--- Begin Recorded data ---
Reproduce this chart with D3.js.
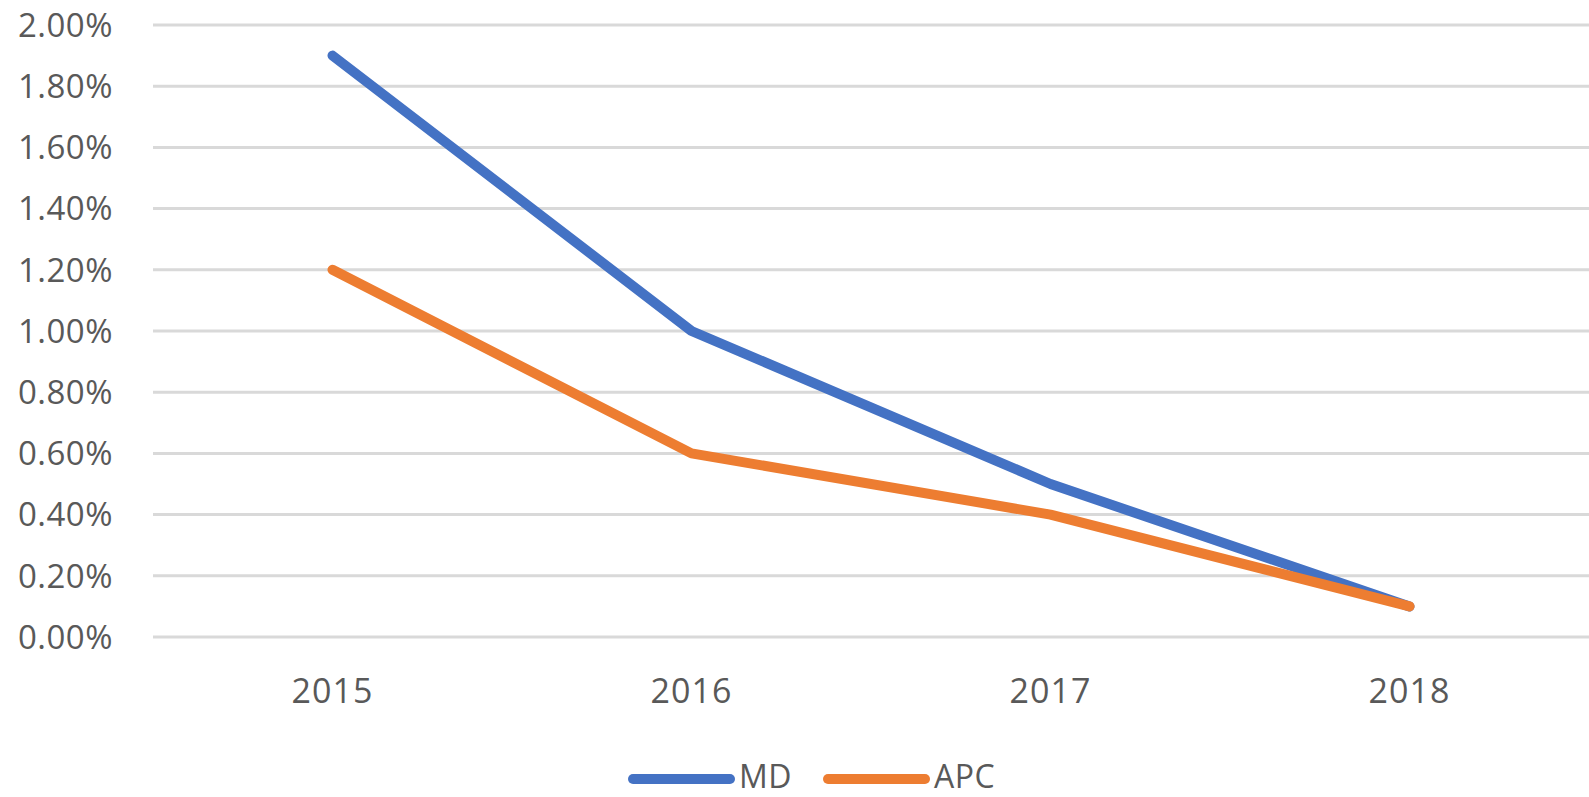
<!DOCTYPE html>
<html>
<head>
<meta charset="utf-8">
<script src="https://cdn.jsdelivr.net/npm/d3@7"></script>
<style>
  body { margin: 0; background: #fff; }
  svg { display: block; }
  text { font-family: 'Open Sans', sans-serif; fill: #595959; }
</style>
</head>
<body>
<div class="chart"></div>
<script>
const WIDTH = 1589;
const HEIGHT = 797;

const years = ['2015', '2016', '2017', '2018'];
const mdValues = [0.019, 0.010, 0.005, 0.001];
const apcValues = [0.012, 0.006, 0.004, 0.001];
const yTicks = [0, 0.002, 0.004, 0.006, 0.008, 0.010, 0.012, 0.014, 0.016, 0.018, 0.020];

const series = [
  { name: 'MD', values: mdValues, color: '#4472C4' },
  { name: 'APC', values: apcValues, color: '#ED7D31' },
];

const svg = d3.select('.chart')
  .append('svg')
  .attr('width', WIDTH)
  .attr('height', HEIGHT);

const x = d3.scaleBand().domain(years).range([153, WIDTH]);
const y = d3.scaleLinear().domain([0, 0.02]).range([637, 25]);

// gridlines
svg.append('g')
  .selectAll('line')
  .data(yTicks)
  .join('line')
  .attr('x1', 153)
  .attr('x2', WIDTH)
  .attr('y1', (d) => y(d))
  .attr('y2', (d) => y(d))
  .style('stroke', '#d9d9d9')
  .style('stroke-width', 3);

// y labels
svg.append('g')
  .selectAll('text')
  .data(yTicks)
  .join('text')
  .attr('x', 113)
  .attr('y', (d) => y(d))
  .attr('dy', '0.36em')
  .style('text-anchor', 'end')
  .style('font-size', '33px')
  .style('letter-spacing', '0.5px')
  .text((d) => d3.format('.2%')(d));

// x labels
svg.append('g')
  .selectAll('text')
  .data(years)
  .join('text')
  .attr('x', (d) => x(d) + x.bandwidth() / 2)
  .attr('y', 691)
  .attr('dy', '0.36em')
  .style('text-anchor', 'middle')
  .style('font-size', '34px')
  .style('letter-spacing', '1px')
  .text((d) => d);

// lines
const line = d3.line()
  .x((d, i) => x(years[i]) + x.bandwidth() / 2)
  .y((d) => y(d));

svg.append('g')
  .selectAll('path')
  .data(series)
  .join('path')
  .attr('d', (d) => line(d.values))
  .style('fill', 'none')
  .style('stroke', (d) => d.color)
  .style('stroke-width', 10)
  .style('stroke-linecap', 'round')
  .style('stroke-linejoin', 'round');

// legend
const legendX = [633, 828];
const legend = svg.append('g')
  .selectAll('g')
  .data(series)
  .join('g')
  .attr('transform', (d, i) => `translate(${legendX[i]}, 779)`);

legend.append('line')
  .attr('x1', 0)
  .attr('x2', 97)
  .style('stroke', (d) => d.color)
  .style('stroke-width', 10)
  .style('stroke-linecap', 'round');

legend.append('text')
  .attr('x', 106)
  .attr('y', 9)
  .style('font-size', '32px')
  .style('letter-spacing', '0.5px')
  .text((d) => d.name);
</script>
</body>
</html>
--- End Recorded data ---
Exercise details: Without the pictures, retype the whole of the material above exactly.

Answer:
Reproduce this chart with D3.js.
<!DOCTYPE html>
<html>
<head>
<meta charset="utf-8">
<script src="https://cdn.jsdelivr.net/npm/d3@7"></script>
<style>
  body { margin: 0; background: #fff; }
  svg { display: block; }
  text { font-family: 'Open Sans', sans-serif; fill: #595959; }
</style>
</head>
<body>
<div class="chart"></div>
<script>
const WIDTH = 1589;
const HEIGHT = 797;

const years = ['2015', '2016', '2017', '2018'];
const mdValues = [0.019, 0.010, 0.005, 0.001];
const apcValues = [0.012, 0.006, 0.004, 0.001];
const yTicks = [0, 0.002, 0.004, 0.006, 0.008, 0.010, 0.012, 0.014, 0.016, 0.018, 0.020];

const series = [
  { name: 'MD', values: mdValues, color: '#4472C4' },
  { name: 'APC', values: apcValues, color: '#ED7D31' },
];

const svg = d3.select('.chart')
  .append('svg')
  .attr('width', WIDTH)
  .attr('height', HEIGHT);

const x = d3.scaleBand().domain(years).range([153, WIDTH]);
const y = d3.scaleLinear().domain([0, 0.02]).range([637, 25]);

// gridlines
svg.append('g')
  .selectAll('line')
  .data(yTicks)
  .join('line')
  .attr('x1', 153)
  .attr('x2', WIDTH)
  .attr('y1', (d) => y(d))
  .attr('y2', (d) => y(d))
  .style('stroke', '#d9d9d9')
  .style('stroke-width', 3);

// y labels
svg.append('g')
  .selectAll('text')
  .data(yTicks)
  .join('text')
  .attr('x', 113)
  .attr('y', (d) => y(d))
  .attr('dy', '0.36em')
  .style('text-anchor', 'end')
  .style('font-size', '33px')
  .style('letter-spacing', '0.5px')
  .text((d) => d3.format('.2%')(d));

// x labels
svg.append('g')
  .selectAll('text')
  .data(years)
  .join('text')
  .attr('x', (d) => x(d) + x.bandwidth() / 2)
  .attr('y', 691)
  .attr('dy', '0.36em')
  .style('text-anchor', 'middle')
  .style('font-size', '34px')
  .style('letter-spacing', '1px')
  .text((d) => d);

// lines
const line = d3.line()
  .x((d, i) => x(years[i]) + x.bandwidth() / 2)
  .y((d) => y(d));

svg.append('g')
  .selectAll('path')
  .data(series)
  .join('path')
  .attr('d', (d) => line(d.values))
  .style('fill', 'none')
  .style('stroke', (d) => d.color)
  .style('stroke-width', 10)
  .style('stroke-linecap', 'round')
  .style('stroke-linejoin', 'round');

// legend
const legendX = [633, 828];
const legend = svg.append('g')
  .selectAll('g')
  .data(series)
  .join('g')
  .attr('transform', (d, i) => `translate(${legendX[i]}, 779)`);

legend.append('line')
  .attr('x1', 0)
  .attr('x2', 97)
  .style('stroke', (d) => d.color)
  .style('stroke-width', 10)
  .style('stroke-linecap', 'round');

legend.append('text')
  .attr('x', 106)
  .attr('y', 9)
  .style('font-size', '32px')
  .style('letter-spacing', '0.5px')
  .text((d) => d.name);
</script>
</body>
</html>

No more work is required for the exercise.